Entries that don’t win are runner-ups and remain accessible via click cycling (see below).
Custom entries (Saved Mixes) render as square dots; generated mixes and primaries render as round dots.
Click Cycling
Clicking an occupied cell selects the winner as the foreground color. Clicking the same cell again cycles to the next occupant (runner-up generated mixes, then any Custom entries saved at that grid address). Each click advances one step through the stack.
Left-click routes to the foreground. When the color target is set to background (from the toolbox), clicks route to the background instead.
Shift-Select: Loading Mixer Endpoints
Hold Shift to enter endpoint-loading mode:
- Left-click assigns the clicked entry as Parent A (CCW) in the Palette Mixer.
- Right-click assigns it as Parent B (CW).
Only Class A entries (Primaries and Custom mixes with intact provenance) are selectable in this mode. Tertiaries are hidden and non-Class-A dots are dimmed. A brief overlay confirms the mode is active.
Mixer Parent Highlights
When the Palette Mixer has active Parent A and Parent B endpoints, both are marked on the Map with diamond rings (a diamond shape with a black border). These highlights remain visible even when other display elements are toggled, so the active blend parents are always identifiable.
Origin vs Visual Position
Each entry has two positions on the Map:
- Origin (Source Cell): The logical grid address the entry belongs to, fixed for its lifetime.
- Visual dot position: Where the color actually renders based on its perceptual hue and lightness.
With Best-Match Relocation, when a mix is saved the system computes the optimal recipe for the final color and sets the origin to match the color’s visual position. This keeps saved colors close to their visual location on the wheel and makes the map spatially coherent.
Dragging Saved Mixes
Custom entries (Saved Mixes) can be repositioned by dragging:
- Click and hold on a Custom entry (square dot) and drag past the 5-pixel threshold.
- The cursor changes to indicate drag mode. Parent highlights update live as you move across the map to show the new blend parents at each candidate position.

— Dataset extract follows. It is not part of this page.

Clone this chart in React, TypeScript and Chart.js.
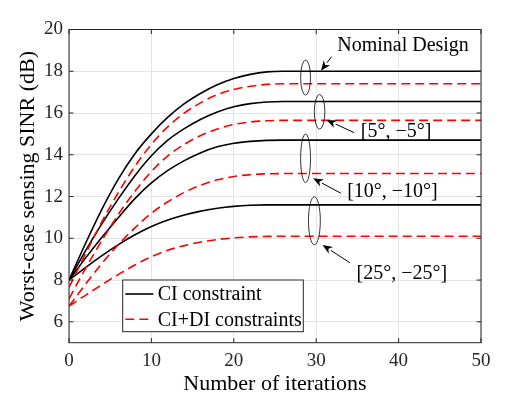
import React, { useEffect, useRef } from 'react';
import { Chart, registerables } from 'chart.js';

Chart.register(...registerables);

// ---- data ----
const iterations = [0, 2, 4, 6, 8, 10, 12, 14, 16, 18, 20, 22, 24, 26, 50];
const ciNominal = [8, 9.75, 11.4, 12.85, 14.05, 15.0, 15.8, 16.45, 16.95, 17.35, 17.65, 17.85, 17.97, 18, 18];
const cidiNominal = [7.65, 9.25, 10.8, 12.2, 13.45, 14.5, 15.35, 16.0, 16.5, 16.88, 17.13, 17.28, 17.37, 17.4, 17.4];
const ci5 = [8, 9.4, 10.7, 11.9, 13.0, 13.95, 14.7, 15.25, 15.7, 16.05, 16.3, 16.45, 16.53, 16.55, 16.55];
const cidi5 = [7.1, 8.55, 9.9, 11.15, 12.25, 13.2, 13.95, 14.5, 14.92, 15.23, 15.45, 15.57, 15.63, 15.65, 15.65];
const ci10 = [8, 9.05, 10.05, 11.0, 11.9, 12.65, 13.25, 13.72, 14.1, 14.38, 14.55, 14.64, 14.69, 14.7, 14.7];
const cidi10 = [6.75, 7.8, 8.8, 9.7, 10.5, 11.2, 11.75, 12.2, 12.55, 12.8, 12.96, 13.05, 13.09, 13.1, 13.1];
const ci25 = [8, 8.6, 9.17, 9.7, 10.17, 10.57, 10.88, 11.12, 11.3, 11.44, 11.53, 11.58, 11.6, 11.6, 11.6];
const cidi25 = [6.75, 7.27, 7.78, 8.27, 8.72, 9.12, 9.43, 9.65, 9.82, 9.94, 10.02, 10.07, 10.09, 10.1, 10.1];

const xTicks = [0, 10, 20, 30, 40, 50];
const yTicks = [6, 8, 10, 12, 14, 16, 18, 20];
const legendLabels = ['CI constraint', 'CI+DI constraints'];
const xTitle = 'Number of iterations';
const yTitle = 'Worst-case sensing SINR (dB)';

// annotation texts and anchors (data coordinates)
const groupTexts = ['Nominal Design', '[5°, −5°]', '[10°, −10°]', '[25°, −25°]'];
const textX = [32.55, 35.42, 33.76, 34.9];
const textY = [19.22, 15.1, 12.23, 8.29];
const ellipseX = [28.71, 30.41, 28.71, 29.78];
const ellipseY = [17.7, 16.06, 13.83, 10.84];
const ellipseRX = [0.6, 0.64, 0.6, 0.72];
const ellipseRY = [0.84, 0.83, 1.16, 1.15];
const arrowFromX = [31.87, 34.61, 32.99, 34.09];
const arrowFromY = [18.7, 15.06, 12.16, 8.83];
const arrowToX = [30.57, 31.26, 29.63, 30.77];
const arrowToY = [18.03, 15.67, 12.87, 9.68];

const FONT = "'Liberation Serif', 'Times New Roman', serif";
const AXIS = '#262626';

const toPoints = (vals: number[]) => vals.map((v, i) => ({ x: iterations[i], y: v }));

const overlayPlugin = {
  id: 'overlay',
  afterDatasetsDraw(chart: any) {
    const { ctx, chartArea: ca, scales } = chart;
    const xs = scales.x;
    const ys = scales.y;
    ctx.save();
    // frame
    ctx.strokeStyle = AXIS;
    ctx.lineWidth = 1;
    ctx.strokeRect(ca.left, ca.top, ca.right - ca.left, ca.bottom - ca.top);
    // inward ticks
    const tl = 4.5;
    ctx.beginPath();
    xTicks.forEach((t) => {
      const px = xs.getPixelForValue(t);
      ctx.moveTo(px, ca.bottom); ctx.lineTo(px, ca.bottom - tl);
      ctx.moveTo(px, ca.top); ctx.lineTo(px, ca.top + tl);
    });
    yTicks.forEach((t) => {
      const py = ys.getPixelForValue(t);
      ctx.moveTo(ca.left, py); ctx.lineTo(ca.left + tl, py);
      ctx.moveTo(ca.right, py); ctx.lineTo(ca.right - tl, py);
    });
    ctx.stroke();

    // ellipses
    ctx.strokeStyle = '#000';
    ctx.lineWidth = 0.8;
    ellipseX.forEach((ex, i) => {
      const cx = xs.getPixelForValue(ex);
      const cy = ys.getPixelForValue(ellipseY[i]);
      const rx = Math.abs(xs.getPixelForValue(ex + ellipseRX[i]) - cx);
      const ry = Math.abs(ys.getPixelForValue(ellipseY[i] + ellipseRY[i]) - cy);
      ctx.beginPath();
      ctx.ellipse(cx, cy, rx, ry, 0, 0, Math.PI * 2);
      ctx.stroke();
    });

    // arrows
    ctx.lineWidth = 1;
    ctx.fillStyle = '#000';
    arrowFromX.forEach((fx, i) => {
      const x1 = xs.getPixelForValue(fx);
      const y1 = ys.getPixelForValue(arrowFromY[i]);
      const x2 = xs.getPixelForValue(arrowToX[i]);
      const y2 = ys.getPixelForValue(arrowToY[i]);
      const ang = Math.atan2(y2 - y1, x2 - x1);
      const hl = 10, hw = 4;
      const bx = x2 - hl * Math.cos(ang);
      const by = y2 - hl * Math.sin(ang);
      ctx.beginPath();
      ctx.moveTo(x1, y1);
      ctx.lineTo(bx, by);
      ctx.stroke();
      ctx.beginPath();
      ctx.moveTo(x2, y2);
      ctx.lineTo(bx + hw * Math.sin(ang), by - hw * Math.cos(ang));
      ctx.lineTo(x2 - hl * 0.7 * Math.cos(ang), y2 - hl * 0.7 * Math.sin(ang));
      ctx.lineTo(bx - hw * Math.sin(ang), by + hw * Math.cos(ang));
      ctx.closePath();
      ctx.fill();
    });

    // texts
    ctx.font = `20px ${FONT}`;
    ctx.textBaseline = 'middle';
    ctx.textAlign = 'left';
    groupTexts.forEach((t, i) => {
      ctx.fillText(t, xs.getPixelForValue(textX[i]), ys.getPixelForValue(textY[i]));
    });

    // legend
    const lx = ca.left + 53.7;
    const lw = 180.6;
    const lh = 51.7;
    const ly = ca.bottom - 11 - lh;
    ctx.fillStyle = '#fff';
    ctx.fillRect(lx, ly, lw, lh);
    ctx.strokeStyle = AXIS;
    ctx.lineWidth = 1;
    ctx.strokeRect(lx, ly, lw, lh);
    const dsets = chart.data.datasets;
    [0, 1].forEach((k) => {
      const ds = dsets[k];
      const yy = ly + 14 + k * 25.3;
      ctx.strokeStyle = ds.borderColor;
      ctx.lineWidth = ds.borderWidth;
      ctx.setLineDash(ds.borderDash || []);
      ctx.beginPath();
      ctx.moveTo(lx + 2.6, yy);
      ctx.lineTo(lx + 30.6, yy);
      ctx.stroke();
      ctx.setLineDash([]);
      ctx.fillStyle = '#000';
      ctx.font = `20px ${FONT}`;
      ctx.textBaseline = 'middle';
      ctx.fillText(legendLabels[k], lx + 35, yy + 1);
    });
    ctx.restore();
  },
};

export default function App() {
  const ref = useRef<HTMLCanvasElement | null>(null);
  useEffect(() => {
    document.body.style.margin = '0';
    document.body.style.overflow = 'hidden';
    const canvas = ref.current;
    if (!canvas) return;
    const black = { borderColor: '#000000', borderWidth: 1.6, borderDash: [] as number[] };
    const red = { borderColor: '#ff0000', borderWidth: 1.6, borderDash: [9, 5] };
    const series = [
      [ciNominal, black, legendLabels[0]],
      [cidiNominal, red, legendLabels[1]],
      [ci5, black, ''],
      [cidi5, red, ''],
      [ci10, black, ''],
      [cidi10, red, ''],
      [ci25, black, ''],
      [cidi25, red, ''],
    ] as any[];
    const chart = new Chart(canvas, {
      type: 'line',
      data: {
        datasets: series.map(([vals, style, label]) => ({
          label,
          data: toPoints(vals),
          ...style,
          pointRadius: 0,
          fill: false,
          cubicInterpolationMode: 'monotone',
        })),
      },
      options: {
        animation: false,
        responsive: false,
        devicePixelRatio: 1,
        layout: { padding: { top: 29.5, right: 50, left: 0, bottom: 0 } },
        plugins: { legend: { display: false }, tooltip: { enabled: false } },
        scales: {
          x: {
            type: 'linear',
            min: 0,
            max: 50,
            afterBuildTicks: (s: any) => { s.ticks = xTicks.map((v) => ({ value: v })); },
            afterFit: (s: any) => { s.height = 56.3; },
            ticks: { color: AXIS, font: { family: FONT, size: 19 }, padding: 7, maxRotation: 0 },
            grid: { color: '#e3e3e3', lineWidth: 1, drawTicks: false },
            border: { display: false },
            title: { display: true, text: xTitle, color: '#000', font: { family: FONT, size: 22 }, padding: { top: 0, bottom: 2 } },
          },
          y: {
            type: 'linear',
            min: 5,
            max: 20,
            afterBuildTicks: (s: any) => { s.ticks = yTicks.map((v) => ({ value: v })); },
            afterFit: (s: any) => { s.width = 69; },
            ticks: { color: AXIS, font: { family: FONT, size: 19 }, padding: 6 },
            grid: { color: '#e3e3e3', lineWidth: 1, drawTicks: false },
            border: { display: false },
            title: { display: true, text: yTitle, color: '#000', font: { family: FONT, size: 22 }, padding: { top: 15, bottom: 0 } },
          },
        },
      },
      plugins: [overlayPlugin],
    } as any);
    return () => chart.destroy();
  }, []);
  return (
    <div style={{ width: 531, height: 399, background: '#fff' }}>
      <canvas ref={ref} width={531} height={399} style={{ display: 'block' }} />
    </div>
  );
}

- The dragged dot snaps to the nearest valid sample position.
- Release to commit. The entry adopts the destination cell’s recipe: its parents, blend, tone, and chroma are updated to match, and its origin is updated to match the new visual position.
Drag moves are undoable via Edit → Undo.
Double-Click: Toggling the Map Workspace
In the Palette Editor, double-clicking any palette entry toggles the Palette Map workspace view on and off. This is a quick way to switch between browsing saved colors and mixing on the Map without using a menu. Single-click behavior (restoring the entry’s recipe into the Mixer) is unaffected.
Canvas Overlay
The Palette Map can be summoned directly onto the image canvas as a full-screen overlay by clicking the Foreground/Background swatch in the toolbox. This gives a large mixing surface without dedicating a permanent panel to the Map.
Central Color Swatch
A circular swatch sits at the centre of the donut hole and reflects the color of whichever cell the cursor is over:
- Hover color: when the cursor rests on a map entry, the swatch updates immediately to show that entry’s color.

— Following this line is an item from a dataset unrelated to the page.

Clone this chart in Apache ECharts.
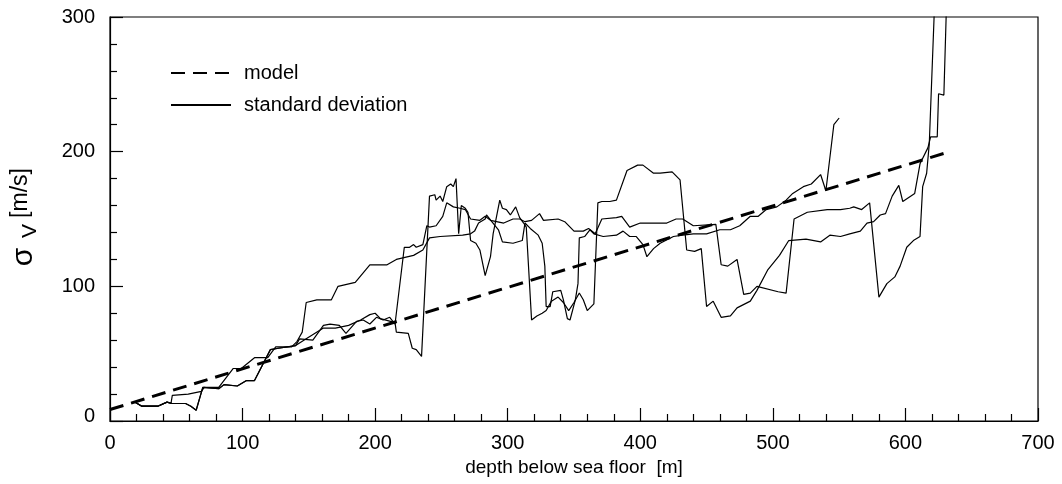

- Selected color as fallback: when no cell is hovered, the swatch shows the Palette Mixer’s computed result for the currently selected entry. If the mixer hasn’t resolved yet, it uses the entry’s base display color so the spot never goes blank.

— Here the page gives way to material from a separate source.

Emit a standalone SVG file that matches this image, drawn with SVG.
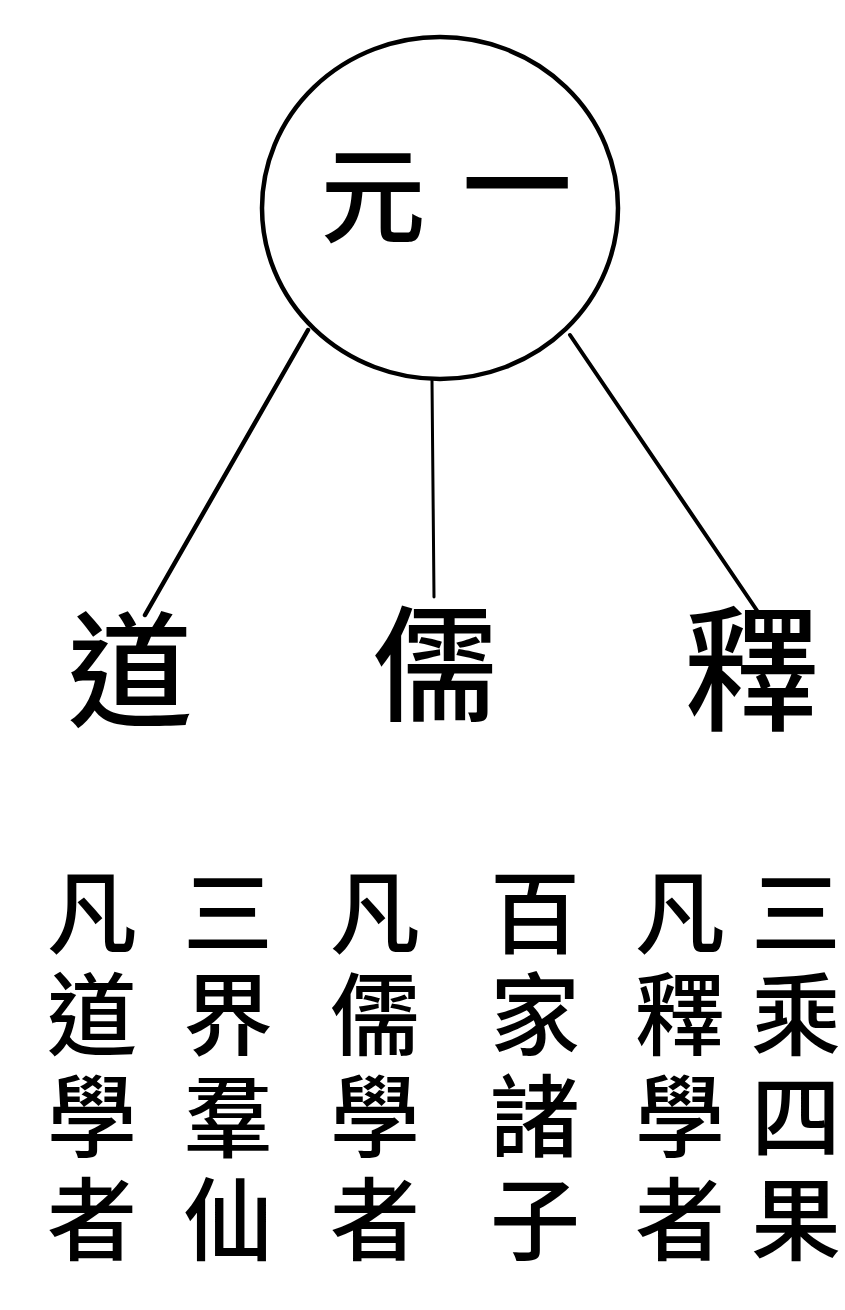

- A thin dark border outlines the swatch at all times.
- After the cursor dwells over the central swatch briefly, a white-and-black outer ring appears to signal the area is interactive.
- Clicking the central swatch closes the canvas overlay, returning to the normal image view (the same as clicking outside the outer ring).
Alt Key: Canvas Comparison Mode
When the Palette Map canvas overlay is open, holding Alt temporarily reveals the image beneath:
- The entire palette map UI fades to invisible (its opacity drops to zero), uncovering the canvas.
- A 64-pixel circular swatch follows the cursor, filled with the Palette Mixer’s current sampled color, so you stay aware of the active mix while inspecting the image.
- Releasing Alt restores the palette map at full opacity.
A hint label, “Hold down the Alt key to see the Image”, is shown inside the workspace view as a reminder.